The solution was an inline servo-controlled collating conveyor and intelligent sensing system. Quiches are delivered to this from the main conveyor at random time intervals, the sensors identify the position of the next quiche on the main conveyor, calculate the time until its delivery and adjust the collating conveyor to optimise the spacing between the quiches. If there is a long wait until the next quiche arrives, the collating conveyor will pause.

When a line of quiches is complete they’re transferred laterally into the oven, through which they pass to emerge cooked, then proceed into a freezer to reduce their temperature ready for wrapping and boxing up.

"Like all the best machine designs the principle is simple. This means we can easily adapt it or add in some extra capabilities for specific applications," explains Matt. "For the quiche job, the collator is actually made up of three smaller independently controlled conveyors."

Each of these is driven by a Mitsubishi HF-KP73 servomotor and associated MR-J3-70B servo amplifier and co-ordinated by a Q-series controllers.

Mitsubishi recognises servo drive systems are used for many different tasks, from simple repetitive point-to-point programmes of moderate accuracy to fully synchronised multi-axis applications where live data feeds are constantly resetting operational requirements. To this end it offers a wide range of servo options, including its SSCNET bus controller.

The HF-KP73 motors used by WMH, for example, are low inertia units that respond well to rapid changes in speed and are energy efficient. As loads in the quiche project are predictable, small and don’t fluctuate much low inertia motors are ideal; high inertia motors tend to be used where speeds and loads fluctuate more. (To read the complete case study, visit www.fponthenet.net).

‘’It would be easy to say food producers require machines that deliver faster machine cycles, greater flexibility and higher accuracy, all delivered using the lowest amount of energy and without any doubt they do but the question is much broader than that,’’ says Chris Evans, marketing & operations group manager, Mitsubishi Electric.
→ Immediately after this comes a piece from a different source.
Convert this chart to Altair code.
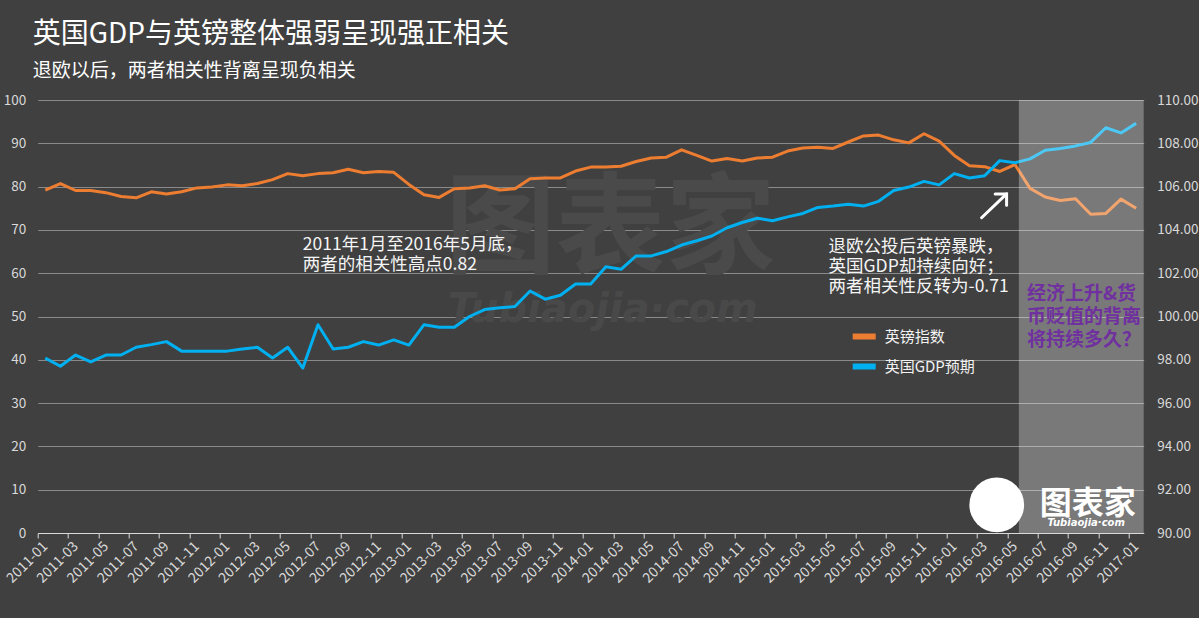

‘’Many machine builders say they’re sometimes frustrated they’re not involved earlier in the process when solutions to new manufacturing processes or products are discussed. Early knowledge of the physical environment, product variants and so on, can affect the machine design process and can be easily incorporated if they’re known up-front.

‘’The real issue is the communication between the machine builder and the food producer, at the early stages of the project is absolutely vital and can always be improved.

‘’In the past, machine builders, quite understandably, would be reluctant to add features such as recorded machine production and efficiency data, if this resulted in extra hardware and engineering costs, unless the food producer specifically asked for it.

‘’Recent advances in automation technology and partnering with an automation supplier that understands the requirements, can offer these features at minimum extra cost to the machine builder and to the benefit of the food producer.

‘’Another area often overlooked at the expense of the initial cost of the machine, is the whole life cost of maintaining and running the machine over the asset life. Machine builders should choose an automation platform with a high reliability track record and legacy migration policy to offer peace of mind and longevity to food producer customers.

‘’In the end it’s the relationship between the food producer, the machine builder and their automation supplier, based on trust, industry knowledge and experience that will deliver major benefits for all parties.’’

Rob Stephens, MD of Systems Integration says because food processing is such a large industry and therefore an important market target for machinery suppliers, tough legislation for packaging waste and labelling mean it's important for machinery to integrate with the different solutions found in food production environments.

"As a software house that specialises in working with food processing businesses, we often need to analyse the data provided by a range of machinery from different suppliers. By making sure the data collected by their machinery is easy to extract, suppliers will have a strong selling point when targeting the food processing industry."

"Measuring production allows food processors to plan and manage their packaging requirements. Our dry goods and packaging waste software works by gathering data from different machinery, saving time and money. It also increases accuracy when compared with manual data collection."

"Processors have a clear view of what packaging they have and what they need to purchase to meet orders. They’re also able to easily meet legislation such as the Producer Responsibility Obligations because our software automatically reports on all the necessary information."

"Label accuracy is particularly important for food processing businesses as requirements can cover country/ocean of origin, allergen controls and information specific to ethical and organic products. It is therefore essential for machinery suppliers to ensure it's easy for third party software and hardware to communicate with their products and extract data to analyse and report on."